Anki and other spaced repetition software wins out over good old fashioned flash cards because it uses smart scheduling; if you review all the information at the same interval anyways because you crammed it all into a single card, you lose that benefit. Long answers also take longer to learn, longer bring to mind fully, and longer to judge. You have to remember them as a group, so improvement comes all-or-nothing. You might remember pieces in a different order each time too, never practicing one mental path often enough to improve substantially at it.

You may feel tempted to throw a few glossaries into a deck. However, definitions actually cover a lot of information! Rather than try to judge whether you covered *enough* of the definition every time you answer the card, split it up. Take a step back, ask yourself when you need each part of the definition, and make cards for each case.

You may also make the mistake of writing questions that require you to list all the members of a collection, such as the names of your cousin's kids. You would get better practice out if you split it into things like:
  • recognize a name as one of your cousin's kids' names
  • given an incomplete list of the names, remember the ones blanked out
  • know how many kids your cousin has total.
  • recall a name to start from (youngest or oldest probably)

I cannot get a technically correctly answer that completely misses the point of this card

Ask yourself how a determined idiot or smartass will completely miss the point of your card. This will tell you if you need to work in details and get vividly descriptive.

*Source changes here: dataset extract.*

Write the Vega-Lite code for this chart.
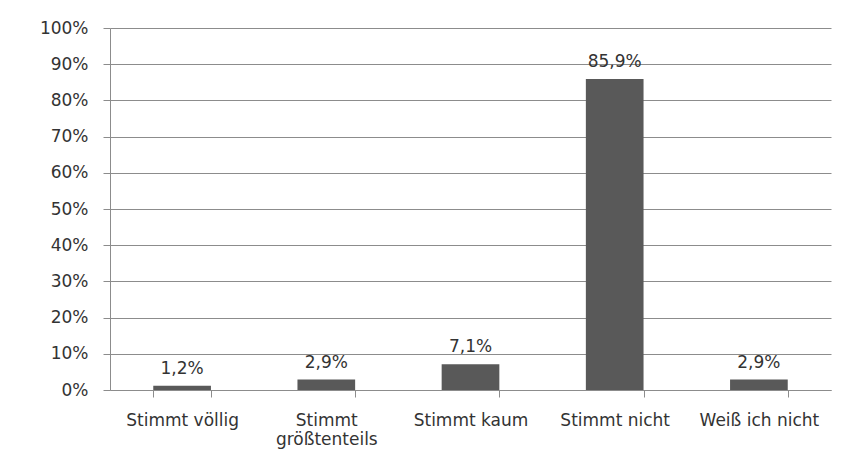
{
  "$schema": "https://vega.github.io/schema/vega-lite/v6.json",
  "width": 721,
  "height": 362,
  "autosize": "none",
  "padding": {"left": 110, "top": 28, "right": 13, "bottom": 79},
  "background": "white",
  "config": {
    "locale": {"number": {"decimal": ",", "thousands": ".", "grouping": [3], "currency": ["", " €"]}},
    "view": {"stroke": null},
    "font": "DejaVu Sans"
  },
  "data": {
    "values": [
      {"kategorie": "Stimmt völlig", "wert": 0.012},
      {"kategorie": "Stimmt größtenteils", "wert": 0.029},
      {"kategorie": "Stimmt kaum", "wert": 0.071},
      {"kategorie": "Stimmt nicht", "wert": 0.859},
      {"kategorie": "Weiß ich nicht", "wert": 0.029}
    ]
  },
  "encoding": {
    "x": {
      "field": "kategorie",
      "type": "nominal",
      "sort": null,
      "title": null,
      "scale": {"paddingInner": 0.6, "paddingOuter": 0.3},
      "axis": {
        "labelAngle": 0,
        "labelFont": "DejaVu Sans",
        "labelFontSize": 17,
        "labelColor": "#333333",
        "labelPadding": 15,
        "labelLineHeight": 19,
        "labelExpr": "datum.value == 'Stimmt größtenteils' ? ['Stimmt', 'größtenteils'] : datum.value",
        "tickBand": "extent",
        "tickSize": 7,
        "tickColor": "#8c8c8c",
        "domainColor": "#8c8c8c",
        "grid": false
      }
    },
    "y": {
      "field": "wert",
      "type": "quantitative",
      "title": null,
      "scale": {"domain": [0, 1], "nice": false},
      "axis": {
        "values": [0, 0.1, 0.2, 0.3, 0.4, 0.5, 0.6, 0.7, 0.8, 0.9, 1],
        "format": ".0%",
        "labelFont": "DejaVu Sans",
        "labelFontSize": 17,
        "labelColor": "#333333",
        "labelPadding": 15,
        "tickSize": 7,
        "tickColor": "#8c8c8c",
        "domainColor": "#8c8c8c",
        "gridColor": "#8c8c8c",
        "grid": true
      }
    }
  },
  "layer": [
    {"mark": {"type": "bar", "color": "#595959"}},
    {
      "mark": {"type": "text", "baseline": "alphabetic", "dy": -12, "fontSize": 17, "color": "#333333", "font": "DejaVu Sans"},
      "encoding": {"text": {"field": "wert", "type": "quantitative", "format": ".1%"}}
    }
  ]
}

People make the most egregiously technically-correct-but-useless-card-answers in response to Skill cards. You can make a card asking what to do in an emergency situation, and could easily get the answer "right" without having any idea how to put the answer into practice. To avoid this, you need to use vivid details—mental narrative, personal examples, pictures even—that get your imagination running wild and *put* you, mentally, into the situation where you need a real and useful answer.

It happens more subtly in vocabulary cards. You may find that you could define a term at multiple levels of detail, that the same word takes on different meanings in different contexts, or that the same idea goes by many different names. What answer are you looking for? How do ensure that *exactly that answer* is the first thing that pops into mind?

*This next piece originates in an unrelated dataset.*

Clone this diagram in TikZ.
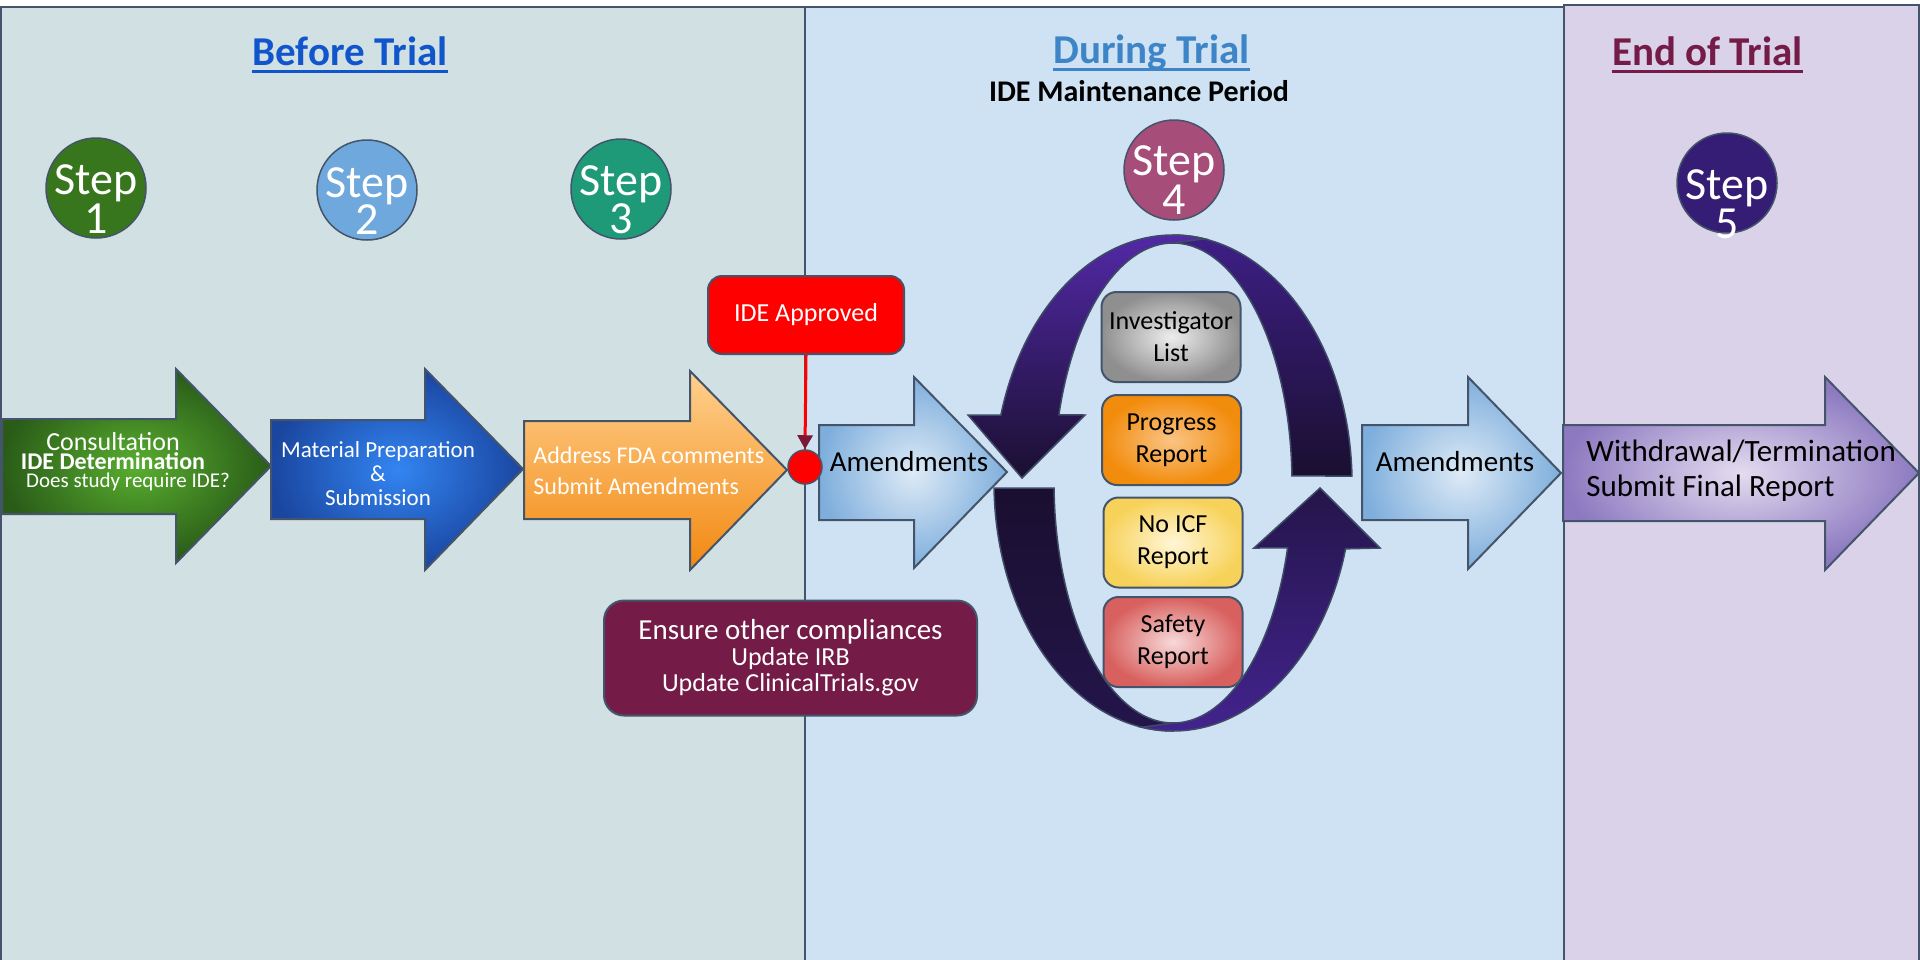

I cannot get a right answer for stupid, unrelated reasons

Ask yourself if it's possible to construct the right answer for the wrong reason. This will tell you if you need to make things more simple and consistent.

The way you word the question matters. You can give leading questions, full of hints that nearly obviate the answer. If you phrase all of your "No" questions the same way, you might start giving "No" answers based on the phrasing instead of thinking through the card's prompt. If you put a whole bunch of extra information in the question, you might start associating the answers with those details instead of the central point.

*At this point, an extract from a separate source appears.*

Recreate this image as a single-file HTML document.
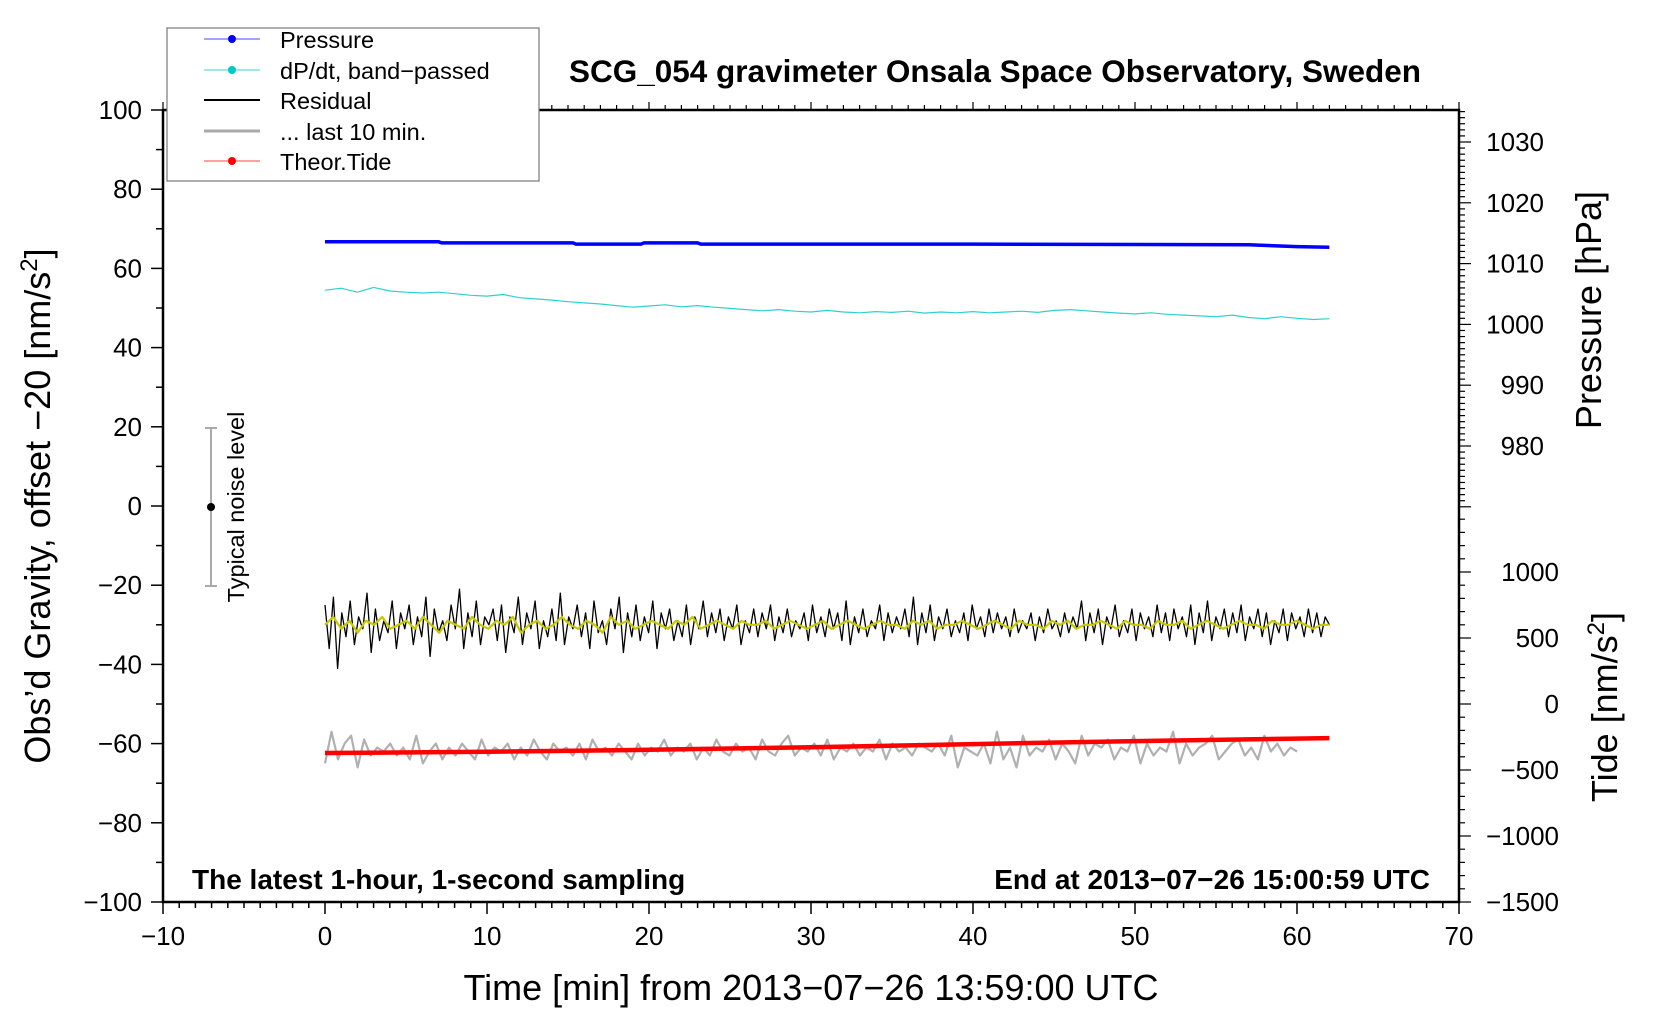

So think carefully when you add related cards: add both positive and negative examples, keep a relatively consistent question style for both, and put extraneous details in their own cards.

I cannot get the wrong answer for being smarter or more knowledgeable than the question writer

Ask yourself how what you learn now could interfere with what you'd learn later. This will tell you if you need to put in more precision and distinctions.

When you learn about similar things you often confuse them. Two cards with exceedingly similar questions and differing answers will screw up your practice of both; you need to either pick one answer to be the "proper" response or rewrite the questions to make the distinction clear.

Information can also get out of date, and or conflict with other sources sources. Where you know this is likely to happen, you need for the cards to be either more precise (not "this is true", but "X said this", or "This as of 2016") or for there to be an easy way to find and update them all quickly (Tags, Decks, Card types).

Also, in case I wasn't clear before,

DO NOT MAKE A CARD IF YOU DO NOT FULLY UNDERSTAND THE INFORMATION INVOLVED.

Thus concludes my checklist. I'll go into more detail and provide resources in later posts.